● Problem details: Return the data exactly, with all pictures removed.

● Data:
··········

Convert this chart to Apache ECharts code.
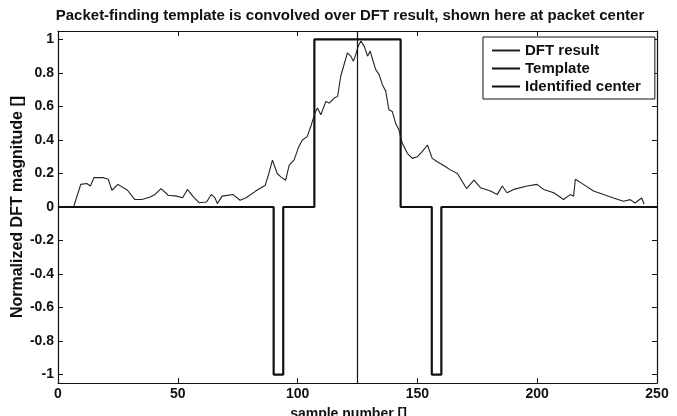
<!DOCTYPE html>
<html>
<head>
<meta charset="utf-8">
<script src="https://cdn.jsdelivr.net/npm/echarts@6/dist/echarts.min.js"></script>
<style>html,body{margin:0;padding:0;background:#fff;}#c{width:677px;height:416px;}</style>
</head>
<body>
<div id="c"></div>
<script>
// ---- data ----
var xTicks = [0, 50, 100, 150, 200, 250];
var yTicks = [-1, -0.8, -0.6, -0.4, -0.2, 0, 0.2, 0.4, 0.6, 0.8, 1];
var dftResult = [
  [6.5,0],[9.5,0.135],[12,0.14],[13.5,0.125],[15,0.175],[19,0.175],[21,0.165],[22.5,0.1],[25,0.135],[29,0.1],
  [32,0.045],[35,0.045],[38.5,0.06],[40.5,0.075],[43,0.11],[46,0.07],[49.5,0.065],[52,0.055],[54,0.105],[56.5,0.06],
  [59,0.025],[62,0.03],[64,0.075],[65.5,0.055],[66.5,0.02],[68.5,0.065],[73,0.075],[76,0.04],[78.5,0.055],[82.5,0.095],
  [86.5,0.13],[88,0.2],[89.5,0.28],[91.5,0.2],[93,0.18],[95,0.16],[96.5,0.25],[98.5,0.28],[100.5,0.36],[102,0.40],
  [104,0.42],[105.5,0.48],[107.2,0.56],[108.3,0.59],[109.7,0.55],[111.8,0.63],[113.2,0.62],[115.3,0.65],[116.7,0.66],[118,0.78],
  [119.4,0.85],[120.8,0.92],[122.2,0.90],[123.3,0.87],[124.3,0.91],[125.3,0.96],[126.4,0.99],[127.8,0.96],[129.2,0.90],[130.3,0.93],
  [131.3,0.88],[132.6,0.82],[134,0.79],[135.4,0.73],[136.8,0.69],[138.1,0.58],[139.5,0.57],[140.9,0.50],[142.3,0.46],[143.7,0.38],
  [145.8,0.32],[147.9,0.29],[150,0.30],[152,0.33],[154.2,0.37],[156.2,0.29],[158.3,0.27],[161.8,0.24],[163.9,0.22],[166.7,0.20],
  [170.5,0.11],[173.6,0.16],[176.3,0.115],[180.5,0.095],[183.3,0.074],[185.4,0.125],[187.4,0.085],[190.2,0.105],[195.8,0.125],[199.9,0.135],
  [202.7,0.105],[206.9,0.085],[211,0.045],[213.8,0.074],[215.2,0.064],[215.9,0.165],[219.3,0.135],[223.5,0.095],[227.7,0.074],[231.8,0.054],
  [236,0.034],[238.8,0.044],[240.8,0.024],[243.6,0.054],[244.6,0.018]
];
var template = [
  [0,0],[90,0],[90,-1],[94,-1],[94,0],[107,0],[107,1],[143,1],[143,0],
  [156,0],[156,-1],[160,-1],[160,0],[250,0]
];
var centerX = 125;
var identifiedCenter = [[centerX,-1.05],[centerX,1.05]];
var seriesNames = ['DFT result', 'Template', 'Identified center'];
var titleText = 'Packet-finding template is convolved over DFT result, shown here at packet center';
var xName = 'sample number []';
var yName = 'Normalized DFT magnitude []';

var FONT = '"Liberation Sans", Arial, Helvetica, sans-serif';
var INK = '#111';
var chart = echarts.init(document.getElementById('c'), null, {renderer: 'canvas'});
function boxAxis(extra) {
  return Object.assign({
    type: 'value',
    axisLine: {show: true, onZero: false, lineStyle: {color: INK, width: 1.2}},
    splitLine: {show: false},
    axisLabel: {show: false}
  }, extra);
}
function ticks(vals) {
  return {show: true, inside: true, length: 5, customValues: vals, lineStyle: {color: INK, width: 1}};
}
chart.setOption({
  animation: false,
  backgroundColor: '#fff',
  title: {
    text: titleText, left: 345, top: 3, textAlign: 'center',
    textStyle: {fontFamily: FONT, fontWeight: 'bold', fontSize: 15, color: INK}
  },
  grid: {left: 58, right: 20, top: 31, bottom: 33, outerBoundsMode: 'none', containLabel: false},
  legend: {
    data: seriesNames, orient: 'vertical', left: 483, top: 37,
    backgroundColor: '#fff', borderColor: INK, borderWidth: 1,
    padding: [6, 14, 5, 8], itemGap: 3, itemWidth: 28, itemHeight: 14,
    itemStyle: {opacity: 0},
    textStyle: {fontFamily: FONT, fontWeight: 'bold', fontSize: 15, color: INK}
  },
  xAxis: [
    boxAxis({min: 0, max: 250, position: 'bottom',
      axisLabel: {show: true, margin: 4, fontFamily: FONT, fontWeight: 'bold', fontSize: 14, color: INK,
        customValues: xTicks},
      axisTick: ticks(xTicks),
      name: xName, nameLocation: 'middle', nameGap: 24, nameMoveOverlap: false,
      nameTextStyle: {fontFamily: FONT, fontWeight: 'bold', fontSize: 14, color: INK, padding: [0, 18, 0, 0]}}),
    boxAxis({min: 0, max: 250, position: 'top', axisTick: ticks(xTicks)})
  ],
  yAxis: [
    boxAxis({min: -1.05, max: 1.05, position: 'left',
      axisLabel: {show: true, margin: 4, fontFamily: FONT, fontWeight: 'bold', fontSize: 14, color: INK,
        customValues: yTicks},
      axisTick: ticks(yTicks),
      name: yName, nameLocation: 'middle', nameGap: 32, nameRotate: 90, nameMoveOverlap: false,
      nameTextStyle: {fontFamily: FONT, fontWeight: 'bold', fontSize: 16, color: INK}}),
    boxAxis({min: -1.05, max: 1.05, position: 'right', axisTick: ticks(yTicks)})
  ],
  series: [
    {name: seriesNames[0], type: 'line', data: dftResult, symbol: 'none',
      lineStyle: {color: '#222', width: 1.1}, itemStyle: {color: '#222'}, z: 3},
    {name: seriesNames[1], type: 'line', data: template, symbol: 'none',
      lineStyle: {color: INK, width: 2.2}, itemStyle: {color: INK}, z: 2},
    {name: seriesNames[2], type: 'line', data: identifiedCenter, symbol: 'none',
      lineStyle: {color: INK, width: 1.2}, itemStyle: {color: INK}, z: 4}
  ]
});
</script>
</body>
</html>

··········

● Output of the exercise:
Convert this chart to Apache ECharts code.
<!DOCTYPE html>
<html>
<head>
<meta charset="utf-8">
<script src="https://cdn.jsdelivr.net/npm/echarts@6/dist/echarts.min.js"></script>
<style>html,body{margin:0;padding:0;background:#fff;}#c{width:677px;height:416px;}</style>
</head>
<body>
<div id="c"></div>
<script>
// ---- data ----
var xTicks = [0, 50, 100, 150, 200, 250];
var yTicks = [-1, -0.8, -0.6, -0.4, -0.2, 0, 0.2, 0.4, 0.6, 0.8, 1];
var dftResult = [
  [6.5,0],[9.5,0.135],[12,0.14],[13.5,0.125],[15,0.175],[19,0.175],[21,0.165],[22.5,0.1],[25,0.135],[29,0.1],
  [32,0.045],[35,0.045],[38.5,0.06],[40.5,0.075],[43,0.11],[46,0.07],[49.5,0.065],[52,0.055],[54,0.105],[56.5,0.06],
  [59,0.025],[62,0.03],[64,0.075],[65.5,0.055],[66.5,0.02],[68.5,0.065],[73,0.075],[76,0.04],[78.5,0.055],[82.5,0.095],
  [86.5,0.13],[88,0.2],[89.5,0.28],[91.5,0.2],[93,0.18],[95,0.16],[96.5,0.25],[98.5,0.28],[100.5,0.36],[102,0.40],
  [104,0.42],[105.5,0.48],[107.2,0.56],[108.3,0.59],[109.7,0.55],[111.8,0.63],[113.2,0.62],[115.3,0.65],[116.7,0.66],[118,0.78],
  [119.4,0.85],[120.8,0.92],[122.2,0.90],[123.3,0.87],[124.3,0.91],[125.3,0.96],[126.4,0.99],[127.8,0.96],[129.2,0.90],[130.3,0.93],
  [131.3,0.88],[132.6,0.82],[134,0.79],[135.4,0.73],[136.8,0.69],[138.1,0.58],[139.5,0.57],[140.9,0.50],[142.3,0.46],[143.7,0.38],
  [145.8,0.32],[147.9,0.29],[150,0.30],[152,0.33],[154.2,0.37],[156.2,0.29],[158.3,0.27],[161.8,0.24],[163.9,0.22],[166.7,0.20],
  [170.5,0.11],[173.6,0.16],[176.3,0.115],[180.5,0.095],[183.3,0.074],[185.4,0.125],[187.4,0.085],[190.2,0.105],[195.8,0.125],[199.9,0.135],
  [202.7,0.105],[206.9,0.085],[211,0.045],[213.8,0.074],[215.2,0.064],[215.9,0.165],[219.3,0.135],[223.5,0.095],[227.7,0.074],[231.8,0.054],
  [236,0.034],[238.8,0.044],[240.8,0.024],[243.6,0.054],[244.6,0.018]
];
var template = [
  [0,0],[90,0],[90,-1],[94,-1],[94,0],[107,0],[107,1],[143,1],[143,0],
  [156,0],[156,-1],[160,-1],[160,0],[250,0]
];
var centerX = 125;
var identifiedCenter = [[centerX,-1.05],[centerX,1.05]];
var seriesNames = ['DFT result', 'Template', 'Identified center'];
var titleText = 'Packet-finding template is convolved over DFT result, shown here at packet center';
var xName = 'sample number []';
var yName = 'Normalized DFT magnitude []';

var FONT = '"Liberation Sans", Arial, Helvetica, sans-serif';
var INK = '#111';
var chart = echarts.init(document.getElementById('c'), null, {renderer: 'canvas'});
function boxAxis(extra) {
  return Object.assign({
    type: 'value',
    axisLine: {show: true, onZero: false, lineStyle: {color: INK, width: 1.2}},
    splitLine: {show: false},
    axisLabel: {show: false}
  }, extra);
}
function ticks(vals) {
  return {show: true, inside: true, length: 5, customValues: vals, lineStyle: {color: INK, width: 1}};
}
chart.setOption({
  animation: false,
  backgroundColor: '#fff',
  title: {
    text: titleText, left: 345, top: 3, textAlign: 'center',
    textStyle: {fontFamily: FONT, fontWeight: 'bold', fontSize: 15, color: INK}
  },
  grid: {left: 58, right: 20, top: 31, bottom: 33, outerBoundsMode: 'none', containLabel: false},
  legend: {
    data: seriesNames, orient: 'vertical', left: 483, top: 37,
    backgroundColor: '#fff', borderColor: INK, borderWidth: 1,
    padding: [6, 14, 5, 8], itemGap: 3, itemWidth: 28, itemHeight: 14,
    itemStyle: {opacity: 0},
    textStyle: {fontFamily: FONT, fontWeight: 'bold', fontSize: 15, color: INK}
  },
  xAxis: [
    boxAxis({min: 0, max: 250, position: 'bottom',
      axisLabel: {show: true, margin: 4, fontFamily: FONT, fontWeight: 'bold', fontSize: 14, color: INK,
        customValues: xTicks},
      axisTick: ticks(xTicks),
      name: xName, nameLocation: 'middle', nameGap: 24, nameMoveOverlap: false,
      nameTextStyle: {fontFamily: FONT, fontWeight: 'bold', fontSize: 14, color: INK, padding: [0, 18, 0, 0]}}),
    boxAxis({min: 0, max: 250, position: 'top', axisTick: ticks(xTicks)})
  ],
  yAxis: [
    boxAxis({min: -1.05, max: 1.05, position: 'left',
      axisLabel: {show: true, margin: 4, fontFamily: FONT, fontWeight: 'bold', fontSize: 14, color: INK,
        customValues: yTicks},
      axisTick: ticks(yTicks),
      name: yName, nameLocation: 'middle', nameGap: 32, nameRotate: 90, nameMoveOverlap: false,
      nameTextStyle: {fontFamily: FONT, fontWeight: 'bold', fontSize: 16, color: INK}}),
    boxAxis({min: -1.05, max: 1.05, position: 'right', axisTick: ticks(yTicks)})
  ],
  series: [
    {name: seriesNames[0], type: 'line', data: dftResult, symbol: 'none',
      lineStyle: {color: '#222', width: 1.1}, itemStyle: {color: '#222'}, z: 3},
    {name: seriesNames[1], type: 'line', data: template, symbol: 'none',
      lineStyle: {color: INK, width: 2.2}, itemStyle: {color: INK}, z: 2},
    {name: seriesNames[2], type: 'line', data: identifiedCenter, symbol: 'none',
      lineStyle: {color: INK, width: 1.2}, itemStyle: {color: INK}, z: 4}
  ]
});
</script>
</body>
</html>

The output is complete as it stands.